僕がまだ小学生の頃、祖父に天体望遠鏡を買ってもらいました。 祖父は元・憲兵だったためかやたらと教育については熱い思いのある人でした。
この他にも当時はまだ高価だったパソコンや、弟には顕微鏡など、とにかく物質的な援助は惜しまなかった人でした。
でも僕はおばあちゃん子でしたけどね。

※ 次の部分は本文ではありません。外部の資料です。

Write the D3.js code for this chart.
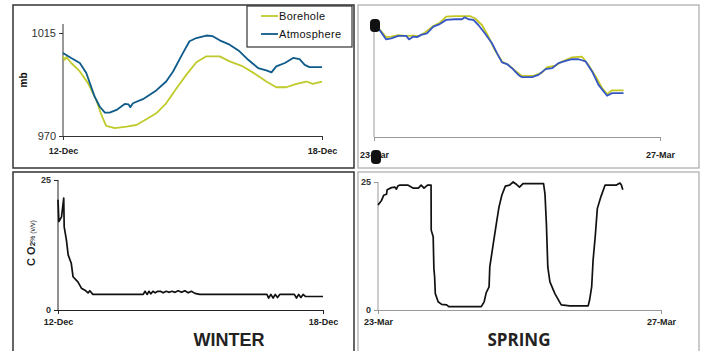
<!DOCTYPE html>
<html>
<head>
<meta charset="utf-8">
<script src="https://cdn.jsdelivr.net/npm/d3@7"></script>
<style>
  body { margin: 0; background: #fff; }
  svg { font-family: "Liberation Sans", Arial, sans-serif; }
</style>
</head>
<body>
<svg id="chart" width="705" height="351"></svg>
<script>
// winter pressure (days after 12-Dec, mb)
const winterAtmDay = [0, 0.19, 0.39, 0.54, 0.73, 0.85, 0.97, 1.08, 1.24, 1.43, 1.52, 1.56, 1.62, 1.85, 2.01, 2.16, 2.39, 2.55, 2.78, 2.93, 3.09, 3.32, 3.47, 3.63, 3.86, 4.09, 4.29, 4.52, 4.71, 4.83, 4.94, 5.14, 5.33, 5.48, 5.6, 5.71, 6.0];
const winterAtm = [1006.3, 1004.1, 1001.9, 997.5, 987.3, 982.9, 980.2, 980.2, 981.4, 984, 983.8, 982.6, 984.3, 986.1, 988, 989.9, 993.8, 998.2, 1006.3, 1011.4, 1012.8, 1013.9, 1013.6, 1011.8, 1009.9, 1007, 1003.3, 999.7, 998.7, 997.8, 1000.4, 1001.9, 1004.1, 1003.6, 1001.1, 1000.1, 1000.1];
const winterBoreDay = [0, 0.04, 0.08, 0.19, 0.39, 0.58, 0.77, 0.89, 1.0, 1.2, 1.47, 1.7, 1.93, 2.16, 2.39, 2.63, 2.86, 3.09, 3.32, 3.63, 3.86, 4.17, 4.48, 4.71, 4.94, 5.17, 5.41, 5.64, 5.79, 6.0];
const winterBore = [1004.8, 1003.3, 1004.5, 1001.9, 998.2, 993.1, 985.8, 979.2, 974.4, 973.4, 974.1, 974.8, 977.3, 979.9, 984.3, 990.9, 996.8, 1002.2, 1004.8, 1004.8, 1002.6, 1000.4, 996.8, 993.8, 991.3, 991.3, 992.8, 993.8, 992.8, 993.8];

// spring pressure (days after 23-Mar, mb)
const springAtmDay = [0, 0.08, 0.17, 0.24, 0.34, 0.45, 0.49, 0.55, 0.6, 0.66, 0.74, 0.83, 0.92, 1.01, 1.13, 1.23, 1.27, 1.32, 1.39, 1.46, 1.55, 1.65, 1.72, 1.79, 1.86, 1.93, 2.02, 2.07, 2.21, 2.3, 2.4, 2.49, 2.58, 2.68, 2.77, 2.86, 2.96, 3.05, 3.14, 3.26, 3.33, 3.49];
const springAtm = [1024.7, 1023.4, 1020.5, 1020.8, 1021.6, 1021.6, 1020.5, 1021.4, 1021.2, 1021.9, 1022.4, 1024.5, 1025.3, 1026.6, 1026.8, 1026.8, 1027.4, 1026.8, 1026.6, 1025, 1022.4, 1019.3, 1016.2, 1013.3, 1012.8, 1011.5, 1009.4, 1008.7, 1008.7, 1009.4, 1011.2, 1011.5, 1013.1, 1013.8, 1014.3, 1014.3, 1013.6, 1010.5, 1006.3, 1002.9, 1003.7, 1003.7];
const springBoreDay = [0, 0.08, 0.17, 0.24, 0.34, 0.45, 0.55, 0.62, 0.71, 0.83, 0.92, 1.01, 1.13, 1.34, 1.41, 1.51, 1.6, 1.69, 1.79, 1.88, 1.97, 2.07, 2.23, 2.35, 2.42, 2.53, 2.63, 2.77, 2.91, 3.0, 3.1, 3.19, 3.26, 3.33, 3.49];
const springBore = [1024.7, 1023.6, 1021.2, 1021.4, 1021.8, 1021.6, 1021.7, 1021.5, 1022.6, 1024.7, 1025.7, 1027.6, 1027.8, 1027.8, 1027.1, 1025, 1021.4, 1017.2, 1013.6, 1012.5, 1010.8, 1009.1, 1009.1, 1010.1, 1011.8, 1012.2, 1013.6, 1014.9, 1015.1, 1012.5, 1008.9, 1005.3, 1003.4, 1004.6, 1004.6];

// winter CO2 % (v/v)
const winterCo2Day = [0, 0.02, 0.08, 0.13, 0.14, 0.19, 0.23, 0.3, 0.34, 0.45, 0.53, 0.63, 0.68, 0.72, 0.79, 1.93, 1.97, 2.02, 2.06, 2.1, 2.15, 2.2, 2.26, 2.32, 2.38, 2.45, 2.52, 2.58, 2.65, 2.72, 2.8, 2.87, 2.95, 3.02, 3.1, 3.21, 4.73, 4.77, 4.82, 4.87, 4.92, 4.97, 5.02, 5.1, 5.35, 5.4, 5.45, 5.5, 5.55, 5.6, 6.0];
const winterCo2 = [21.2, 17, 17.9, 21.5, 16, 13.5, 10.6, 9, 6.4, 5.4, 4.2, 3.7, 3.3, 3.7, 3.0, 3.0, 3.6, 3.0, 3.6, 3.1, 3.6, 3.3, 3.6, 3.6, 3.3, 3.6, 3.4, 3.6, 3.4, 3.7, 3.4, 3.7, 3.3, 3.6, 3.2, 3.0, 3.0, 2.3, 3.0, 2.3, 3.0, 2.4, 3.0, 3.0, 3.0, 2.3, 3.0, 2.4, 3.0, 2.6, 2.6];

// spring CO2 % (v/v)
const springCo2Day = [0, 0.05, 0.08, 0.12, 0.13, 0.19, 0.24, 0.26, 0.28, 0.31, 0.42, 0.5, 0.57, 0.61, 0.65, 0.7, 0.75, 0.752, 0.78, 0.79, 0.8, 0.81, 0.85, 0.9, 0.97, 1.0, 1.46, 1.5, 1.53, 1.57, 1.58, 1.63, 1.68, 1.71, 1.75, 1.8, 1.86, 1.91, 1.96, 2.0, 2.05, 2.34, 2.36, 2.38, 2.4, 2.43, 2.5, 2.59, 2.71, 2.97, 2.99, 3.02, 3.04, 3.07, 3.1, 3.15, 3.21, 3.37, 3.42, 3.44, 3.46];
const springCo2 = [20.5, 21.4, 22.4, 22.6, 23.5, 23.9, 24.0, 23.6, 24.2, 24.4, 24.4, 23.8, 23.8, 24.4, 23.8, 24.4, 24.4, 15.6, 14.3, 8.1, 6.5, 3.2, 1.6, 1.1, 1.0, 0.65, 0.65, 1.6, 3.4, 4.5, 8.4, 13, 17.5, 20.1, 22.4, 24.2, 24.4, 25, 24.5, 24, 24.7, 24.7, 22.7, 16.9, 8.4, 5.5, 3.2, 1.0, 0.8, 0.8, 1.9, 4.5, 9.7, 14.3, 19.8, 22.1, 24.4, 24.4, 24.8, 24.4, 23.5];

const winterTicks = ["12-Dec", "18-Dec"];
const springTicks = ["23-Mar", "27-Mar"];
const seriesNames = ["Borehole", "Atmosphere"];

const svg = d3.select("#chart");

// panel frames
svg.append("rect").attr("x", 13).attr("y", 5).attr("width", 341).attr("height", 163)
  .attr("fill", "none").attr("stroke", "#333").attr("stroke-width", 1.5);
svg.append("rect").attr("x", 358).attr("y", 5).attr("width", 341).attr("height", 163)
  .attr("fill", "none").attr("stroke", "#aaa").attr("stroke-width", 1.2);
svg.append("rect").attr("x", 13).attr("y", 172).attr("width", 341).attr("height", 185)
  .attr("fill", "none").attr("stroke", "#333").attr("stroke-width", 1.5);
svg.append("rect").attr("x", 358).attr("y", 172).attr("width", 341).attr("height", 185)
  .attr("fill", "none").attr("stroke", "#aaa").attr("stroke-width", 1.2);

function drawAxes(x, y, xLabels, yTicks, opts) {
  const gx = svg.append("g")
    .attr("transform", `translate(0,${y.range()[0]})`)
    .call(d3.axisBottom(x).tickValues(x.domain()).tickSize(4).tickSizeOuter(0)
      .tickFormat((d, i) => xLabels[i]));
  gx.select(".domain").attr("stroke", opts.axisColor);
  gx.selectAll(".tick line").attr("stroke", opts.axisColor);
  gx.selectAll(".tick text").attr("dy", 0).attr("y", opts.xLabelY)
    .attr("font-size", 9).attr("font-weight", "bold").attr("fill", "#222")
    .attr("font-family", "Liberation Sans, Arial, sans-serif");

  const gy = svg.append("g")
    .attr("transform", `translate(${x.range()[0]},0)`)
    .call(d3.axisLeft(y).tickValues(yTicks).tickSize(4).tickSizeOuter(0)
      .tickFormat(d3.format("d")));
  gy.select(".domain").attr("stroke", opts.axisColor)
    .attr("d", `M0,${y.range()[0]}V${opts.yTop !== undefined ? opts.yTop : y.range()[1]}`);
  gy.selectAll(".tick line").attr("stroke", opts.axisColor);
  gy.selectAll(".tick text").attr("font-size", opts.yFontSize || 11)
    .attr("font-weight", opts.yBold ? "bold" : "normal").attr("fill", "#333")
    .attr("font-family", "Liberation Sans, Arial, sans-serif");
}

function drawLine(x, y, days, vals, color, width) {
  const pts = days.map((d, i) => [d, vals[i]]);
  svg.append("path").datum(pts)
    .attr("fill", "none").attr("stroke", color).attr("stroke-width", width)
    .attr("stroke-linejoin", "round")
    .attr("d", d3.line().x(d => x(d[0])).y(d => y(d[1])));
}

// top-left: winter pressure
const x1 = d3.scaleLinear().domain([0, 6]).range([63, 322]);
const y1 = d3.scaleLinear().domain([970, 1015]).range([136, 33]);
drawAxes(x1, y1, winterTicks, [970, 1015], { axisColor: "#333", xLabelY: 18, yTop: 24 });
drawLine(x1, y1, winterBoreDay, winterBore, "#bfcb2c", 1.8);
drawLine(x1, y1, winterAtmDay, winterAtm, "#0e5a8a", 1.8);
svg.append("text").attr("transform", "translate(27,80) rotate(-90)")
  .attr("text-anchor", "middle").attr("font-size", 10).attr("font-weight", "bold").text("mb");

// legend
svg.append("rect").attr("x", 247).attr("y", 6).attr("width", 105).attr("height", 41)
  .attr("fill", "#fff").attr("stroke", "#333").attr("stroke-width", 1.2);
const legendColors = ["#bfcb2c", "#0e5a8a"];
seriesNames.forEach((name, i) => {
  const ly = 16 + i * 18;
  svg.append("line").attr("x1", 261).attr("x2", 278).attr("y1", ly).attr("y2", ly)
    .attr("stroke", legendColors[i]).attr("stroke-width", 1.8);
  svg.append("text").attr("x", 279).attr("y", ly + 4).attr("font-size", 11)
    .attr("letter-spacing", 0.3).attr("fill", "#111").text(name);
});

// top-right: spring pressure
const x2 = d3.scaleLinear().domain([0, 4]).range([374, 660]);
const y2 = d3.scaleLinear().domain([990, 1025]).range([137, 25]);
drawAxes(x2, y2, springTicks, [], { axisColor: "#999", xLabelY: 21, yTop: 19 });
drawLine(x2, y2, springBoreDay, springBore, "#c2c722", 1.8);
drawLine(x2, y2, springAtmDay, springAtm, "#3556c4", 1.8);
// dark smudges left by the original's broken glyphs
svg.append("rect").attr("x", 370).attr("y", 19).attr("width", 10).attr("height", 13)
  .attr("rx", 4).attr("fill", "#111");
svg.append("rect").attr("x", 371).attr("y", 150).attr("width", 10).attr("height", 14)
  .attr("rx", 4).attr("fill", "#111");

// bottom-left: winter CO2
const x3 = d3.scaleLinear().domain([0, 6]).range([58, 323]);
const y3 = d3.scaleLinear().domain([0, 25]).range([310, 180]);
drawAxes(x3, y3, winterTicks, [0, 25], { axisColor: "#222", xLabelY: 15, yFontSize: 9, yBold: true });
drawLine(x3, y3, winterCo2Day, winterCo2, "#111", 1.7);
const co2Label = svg.append("text").attr("transform", "translate(35,243) rotate(-90)")
  .attr("text-anchor", "middle").attr("font-weight", "bold").attr("fill", "#222");
co2Label.append("tspan").attr("font-size", 11).text("C O");
co2Label.append("tspan").attr("font-size", 8).text("2");
co2Label.append("tspan").attr("font-size", 7).attr("font-weight", "normal").text("% (v/v)");
svg.append("text").attr("x", 229).attr("y", 346).attr("text-anchor", "middle")
  .attr("font-size", 18).attr("font-weight", "bold").attr("fill", "#222").text("WINTER");

// bottom-right: spring CO2
const x4 = d3.scaleLinear().domain([0, 4]).range([378, 661]);
const y4 = d3.scaleLinear().domain([0, 25]).range([310, 182]);
drawAxes(x4, y4, springTicks, [0, 25], { axisColor: "#999", xLabelY: 15, yFontSize: 9, yBold: true });
drawLine(x4, y4, springCo2Day, springCo2, "#111", 1.7);
svg.append("text").attr("x", 519).attr("y", 346).attr("text-anchor", "middle")
  .attr("font-size", 17).attr("font-weight", "bold").attr("fill", "#222")
  .attr("font-family", "Open Sans, sans-serif").text("SPRING");
</script>
</body>
</html>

(笑) それはともかく、今回は天体観測の思い出の話です。
僕は小学校3、4年生くらいの頃から天体に興味を持ち始め、ちょうどその頃テレビで放送されていたカールセーガン博士の「コスモス」のドキュメンタリー番組なんかをかじりつくように観ていました。
多分祖父は、そうした僕の行動を見ていたんでしょう。 ある日、天体望遠鏡を買ってくれたんです。 確かビクセンの屈折望遠鏡だったのを覚えています。
天体望遠鏡を持っている人であれば共感されると思いますが、最初に攻略する天体はまず、「月」だと思います。
地球上ではまず太陽と並んで最も目立つ星ですし、太陽を見るのと違って危険性がありません。
一番倍率の低いレンズを取り付け、初めて望遠鏡の視界に月を捉えたとき、本当に感動しました。
もちろん、テレビや図鑑では月なんか何回も見ています。 でも自分の望遠鏡で、自分で視界にとらえ、自分でピントを合わせた月は全然格別でした。 ちょうどキャンプで自分たちで作ったカレーが美味しいと感じるメカニズムとまったく同じですね。
でもそんな感動的な月も毎日見ているとさすがに飽きてきます。 そろそろ他の星にも食指が動き始めます。
ただ地球上からですと、普通の望遠鏡ではいくら倍率の高いレンズをつけても天上のほとんどの星は「点」のままです。
なぜならそれらは太陽系の外にあるからです。 あまりに遠いところに存在しているため、いくら倍率を上げても点のままなんですね。
ですので自然、ターゲットは「惑星」になってきます。 惑星は他の星に比べて明るいため、探すのは難しくありません。
「明けの明星」、「宵の明星」という呼び方をされる金星なんかも、語感そのままの明るさを誇っています。
僕は惑星の中でも大斑点が特徴的な木星と、なんといっても輪が特徴的な土星を狙うことにしました。
片っ端から、それらしい明るい星にピントを合わせていきます。 初めのうちはただの明るい点が続くだけでしたが、7~8回目、ついにとらえました!
「本当にあったんだ。」それまでテレビでしか見たことがないものを、今実際に目の前で見ている。 土星の輪のことです。
この感動をこの天体は存在するだけで何人の少年たちに与えてきたのでしょうか? 僕も見事にその一人に加わりました。
家族まで呼んで大騒ぎしましたね。 僕一人の大事件でした。 土星はしばらく夢中になりました。
その後、木星も無事に発見できましたが、なぜか土星ほどの感動はありませんでした。 これは単に順番の問題だったのでしょう。
一応この後も他の惑星に挑戦しましたが、星自体にあまり魅力がなかったり、探す難易度が高かったりで断念しました。
僕としても土星、木星でもう十分お腹いっぱいでしたしね。 僕のつかの間の天体生活は2年ほどで終わりました。